*Task requirements*:
Return the entries verbatim and drop every picture.
══════════════════════════════
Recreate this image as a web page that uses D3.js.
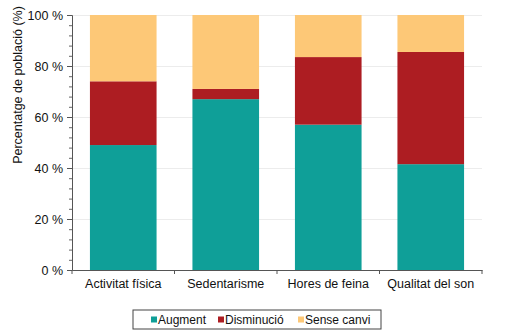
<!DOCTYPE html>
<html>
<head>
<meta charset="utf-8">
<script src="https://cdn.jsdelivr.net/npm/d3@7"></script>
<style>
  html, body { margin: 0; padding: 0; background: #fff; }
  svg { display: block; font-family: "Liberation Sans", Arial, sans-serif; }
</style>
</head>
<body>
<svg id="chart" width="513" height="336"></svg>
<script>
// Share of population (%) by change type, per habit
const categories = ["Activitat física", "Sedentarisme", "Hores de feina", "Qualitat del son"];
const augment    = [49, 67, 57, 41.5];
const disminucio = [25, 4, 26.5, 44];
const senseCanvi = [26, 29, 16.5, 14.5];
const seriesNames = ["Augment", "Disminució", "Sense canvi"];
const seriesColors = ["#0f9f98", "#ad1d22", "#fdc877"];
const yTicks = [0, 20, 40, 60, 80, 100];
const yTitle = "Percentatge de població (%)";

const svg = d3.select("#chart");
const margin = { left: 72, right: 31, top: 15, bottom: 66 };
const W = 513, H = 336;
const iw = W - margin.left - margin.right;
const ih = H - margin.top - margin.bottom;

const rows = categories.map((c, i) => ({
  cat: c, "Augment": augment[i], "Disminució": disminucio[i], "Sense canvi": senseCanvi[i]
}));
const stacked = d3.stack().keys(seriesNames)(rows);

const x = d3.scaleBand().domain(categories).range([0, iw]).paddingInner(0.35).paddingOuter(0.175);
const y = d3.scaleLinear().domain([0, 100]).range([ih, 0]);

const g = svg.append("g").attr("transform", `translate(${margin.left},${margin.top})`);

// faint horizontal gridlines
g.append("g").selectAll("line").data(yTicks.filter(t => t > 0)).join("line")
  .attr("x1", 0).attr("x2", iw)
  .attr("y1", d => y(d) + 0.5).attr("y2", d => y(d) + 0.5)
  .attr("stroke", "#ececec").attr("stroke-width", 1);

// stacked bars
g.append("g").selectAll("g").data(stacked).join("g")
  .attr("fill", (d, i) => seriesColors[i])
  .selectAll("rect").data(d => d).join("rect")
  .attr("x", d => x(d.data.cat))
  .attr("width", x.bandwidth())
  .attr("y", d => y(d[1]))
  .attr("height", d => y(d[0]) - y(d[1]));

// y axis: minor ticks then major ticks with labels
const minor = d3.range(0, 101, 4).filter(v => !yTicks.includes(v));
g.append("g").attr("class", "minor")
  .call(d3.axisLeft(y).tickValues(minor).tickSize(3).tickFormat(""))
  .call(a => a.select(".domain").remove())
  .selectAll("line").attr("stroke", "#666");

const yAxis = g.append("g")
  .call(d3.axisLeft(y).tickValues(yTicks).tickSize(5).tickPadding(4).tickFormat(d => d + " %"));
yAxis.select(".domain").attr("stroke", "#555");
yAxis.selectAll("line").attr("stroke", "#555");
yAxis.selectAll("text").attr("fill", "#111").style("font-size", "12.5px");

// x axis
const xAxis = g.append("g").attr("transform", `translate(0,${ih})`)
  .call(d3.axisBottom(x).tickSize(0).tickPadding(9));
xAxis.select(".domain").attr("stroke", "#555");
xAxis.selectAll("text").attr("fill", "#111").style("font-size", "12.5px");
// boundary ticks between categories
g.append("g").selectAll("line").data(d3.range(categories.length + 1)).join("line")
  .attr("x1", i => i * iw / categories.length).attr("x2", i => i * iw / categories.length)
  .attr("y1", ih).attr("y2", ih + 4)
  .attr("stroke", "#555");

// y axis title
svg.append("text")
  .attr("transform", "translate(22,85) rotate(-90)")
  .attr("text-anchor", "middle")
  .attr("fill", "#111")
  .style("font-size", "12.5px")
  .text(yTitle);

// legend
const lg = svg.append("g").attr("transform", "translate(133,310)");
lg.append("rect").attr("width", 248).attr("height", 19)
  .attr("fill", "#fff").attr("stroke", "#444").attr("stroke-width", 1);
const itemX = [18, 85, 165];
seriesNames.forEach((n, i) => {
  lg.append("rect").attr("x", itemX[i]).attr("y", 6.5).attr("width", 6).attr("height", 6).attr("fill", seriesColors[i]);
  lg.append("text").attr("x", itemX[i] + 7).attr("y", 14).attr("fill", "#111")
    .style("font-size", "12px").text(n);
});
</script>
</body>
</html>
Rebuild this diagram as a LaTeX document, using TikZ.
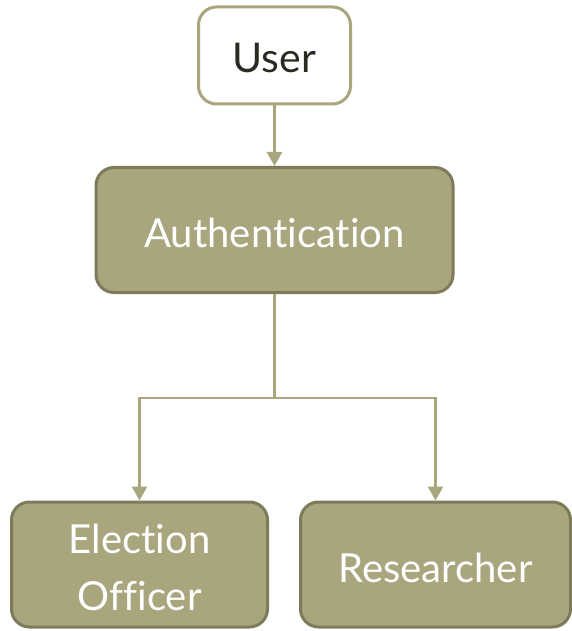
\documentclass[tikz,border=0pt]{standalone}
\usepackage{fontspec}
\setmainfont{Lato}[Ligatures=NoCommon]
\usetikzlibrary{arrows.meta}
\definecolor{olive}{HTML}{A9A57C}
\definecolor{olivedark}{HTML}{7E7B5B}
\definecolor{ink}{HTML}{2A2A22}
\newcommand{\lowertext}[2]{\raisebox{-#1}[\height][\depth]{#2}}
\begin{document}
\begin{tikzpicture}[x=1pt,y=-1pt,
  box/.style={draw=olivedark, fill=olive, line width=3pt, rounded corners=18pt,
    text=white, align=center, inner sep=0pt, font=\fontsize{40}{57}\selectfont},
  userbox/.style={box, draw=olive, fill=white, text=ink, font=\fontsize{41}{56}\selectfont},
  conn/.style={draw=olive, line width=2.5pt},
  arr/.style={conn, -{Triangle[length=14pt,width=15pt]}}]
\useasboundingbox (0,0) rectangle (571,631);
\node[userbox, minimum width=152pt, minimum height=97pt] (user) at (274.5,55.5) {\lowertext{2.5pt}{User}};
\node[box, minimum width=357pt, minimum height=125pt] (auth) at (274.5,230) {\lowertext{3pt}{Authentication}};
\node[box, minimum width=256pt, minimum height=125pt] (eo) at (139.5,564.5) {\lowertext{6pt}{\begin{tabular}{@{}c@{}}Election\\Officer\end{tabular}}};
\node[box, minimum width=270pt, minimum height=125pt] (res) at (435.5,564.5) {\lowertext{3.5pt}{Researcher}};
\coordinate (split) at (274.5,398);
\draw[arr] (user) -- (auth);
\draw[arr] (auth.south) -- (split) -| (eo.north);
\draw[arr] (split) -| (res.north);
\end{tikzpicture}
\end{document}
══════════════════════════════
*Solution to this exercise*:
Recreate this image as a web page that uses D3.js.
<!DOCTYPE html>
<html>
<head>
<meta charset="utf-8">
<script src="https://cdn.jsdelivr.net/npm/d3@7"></script>
<style>
  html, body { margin: 0; padding: 0; background: #fff; }
  svg { display: block; font-family: "Liberation Sans", Arial, sans-serif; }
</style>
</head>
<body>
<svg id="chart" width="513" height="336"></svg>
<script>
// Share of population (%) by change type, per habit
const categories = ["Activitat física", "Sedentarisme", "Hores de feina", "Qualitat del son"];
const augment    = [49, 67, 57, 41.5];
const disminucio = [25, 4, 26.5, 44];
const senseCanvi = [26, 29, 16.5, 14.5];
const seriesNames = ["Augment", "Disminució", "Sense canvi"];
const seriesColors = ["#0f9f98", "#ad1d22", "#fdc877"];
const yTicks = [0, 20, 40, 60, 80, 100];
const yTitle = "Percentatge de població (%)";

const svg = d3.select("#chart");
const margin = { left: 72, right: 31, top: 15, bottom: 66 };
const W = 513, H = 336;
const iw = W - margin.left - margin.right;
const ih = H - margin.top - margin.bottom;

const rows = categories.map((c, i) => ({
  cat: c, "Augment": augment[i], "Disminució": disminucio[i], "Sense canvi": senseCanvi[i]
}));
const stacked = d3.stack().keys(seriesNames)(rows);

const x = d3.scaleBand().domain(categories).range([0, iw]).paddingInner(0.35).paddingOuter(0.175);
const y = d3.scaleLinear().domain([0, 100]).range([ih, 0]);

const g = svg.append("g").attr("transform", `translate(${margin.left},${margin.top})`);

// faint horizontal gridlines
g.append("g").selectAll("line").data(yTicks.filter(t => t > 0)).join("line")
  .attr("x1", 0).attr("x2", iw)
  .attr("y1", d => y(d) + 0.5).attr("y2", d => y(d) + 0.5)
  .attr("stroke", "#ececec").attr("stroke-width", 1);

// stacked bars
g.append("g").selectAll("g").data(stacked).join("g")
  .attr("fill", (d, i) => seriesColors[i])
  .selectAll("rect").data(d => d).join("rect")
  .attr("x", d => x(d.data.cat))
  .attr("width", x.bandwidth())
  .attr("y", d => y(d[1]))
  .attr("height", d => y(d[0]) - y(d[1]));

// y axis: minor ticks then major ticks with labels
const minor = d3.range(0, 101, 4).filter(v => !yTicks.includes(v));
g.append("g").attr("class", "minor")
  .call(d3.axisLeft(y).tickValues(minor).tickSize(3).tickFormat(""))
  .call(a => a.select(".domain").remove())
  .selectAll("line").attr("stroke", "#666");

const yAxis = g.append("g")
  .call(d3.axisLeft(y).tickValues(yTicks).tickSize(5).tickPadding(4).tickFormat(d => d + " %"));
yAxis.select(".domain").attr("stroke", "#555");
yAxis.selectAll("line").attr("stroke", "#555");
yAxis.selectAll("text").attr("fill", "#111").style("font-size", "12.5px");

// x axis
const xAxis = g.append("g").attr("transform", `translate(0,${ih})`)
  .call(d3.axisBottom(x).tickSize(0).tickPadding(9));
xAxis.select(".domain").attr("stroke", "#555");
xAxis.selectAll("text").attr("fill", "#111").style("font-size", "12.5px");
// boundary ticks between categories
g.append("g").selectAll("line").data(d3.range(categories.length + 1)).join("line")
  .attr("x1", i => i * iw / categories.length).attr("x2", i => i * iw / categories.length)
  .attr("y1", ih).attr("y2", ih + 4)
  .attr("stroke", "#555");

// y axis title
svg.append("text")
  .attr("transform", "translate(22,85) rotate(-90)")
  .attr("text-anchor", "middle")
  .attr("fill", "#111")
  .style("font-size", "12.5px")
  .text(yTitle);

// legend
const lg = svg.append("g").attr("transform", "translate(133,310)");
lg.append("rect").attr("width", 248).attr("height", 19)
  .attr("fill", "#fff").attr("stroke", "#444").attr("stroke-width", 1);
const itemX = [18, 85, 165];
seriesNames.forEach((n, i) => {
  lg.append("rect").attr("x", itemX[i]).attr("y", 6.5).attr("width", 6).attr("height", 6).attr("fill", seriesColors[i]);
  lg.append("text").attr("x", itemX[i] + 7).attr("y", 14).attr("fill", "#111")
    .style("font-size", "12px").text(n);
});
</script>
</body>
</html>
Rebuild this diagram as a LaTeX document, using TikZ.
\documentclass[tikz,border=0pt]{standalone}
\usepackage{fontspec}
\setmainfont{Lato}[Ligatures=NoCommon]
\usetikzlibrary{arrows.meta}
\definecolor{olive}{HTML}{A9A57C}
\definecolor{olivedark}{HTML}{7E7B5B}
\definecolor{ink}{HTML}{2A2A22}
\newcommand{\lowertext}[2]{\raisebox{-#1}[\height][\depth]{#2}}
\begin{document}
\begin{tikzpicture}[x=1pt,y=-1pt,
  box/.style={draw=olivedark, fill=olive, line width=3pt, rounded corners=18pt,
    text=white, align=center, inner sep=0pt, font=\fontsize{40}{57}\selectfont},
  userbox/.style={box, draw=olive, fill=white, text=ink, font=\fontsize{41}{56}\selectfont},
  conn/.style={draw=olive, line width=2.5pt},
  arr/.style={conn, -{Triangle[length=14pt,width=15pt]}}]
\useasboundingbox (0,0) rectangle (571,631);
\node[userbox, minimum width=152pt, minimum height=97pt] (user) at (274.5,55.5) {\lowertext{2.5pt}{User}};
\node[box, minimum width=357pt, minimum height=125pt] (auth) at (274.5,230) {\lowertext{3pt}{Authentication}};
\node[box, minimum width=256pt, minimum height=125pt] (eo) at (139.5,564.5) {\lowertext{6pt}{\begin{tabular}{@{}c@{}}Election\\Officer\end{tabular}}};
\node[box, minimum width=270pt, minimum height=125pt] (res) at (435.5,564.5) {\lowertext{3.5pt}{Researcher}};
\coordinate (split) at (274.5,398);
\draw[arr] (user) -- (auth);
\draw[arr] (auth.south) -- (split) -| (eo.north);
\draw[arr] (split) -| (res.north);
\end{tikzpicture}
\end{document}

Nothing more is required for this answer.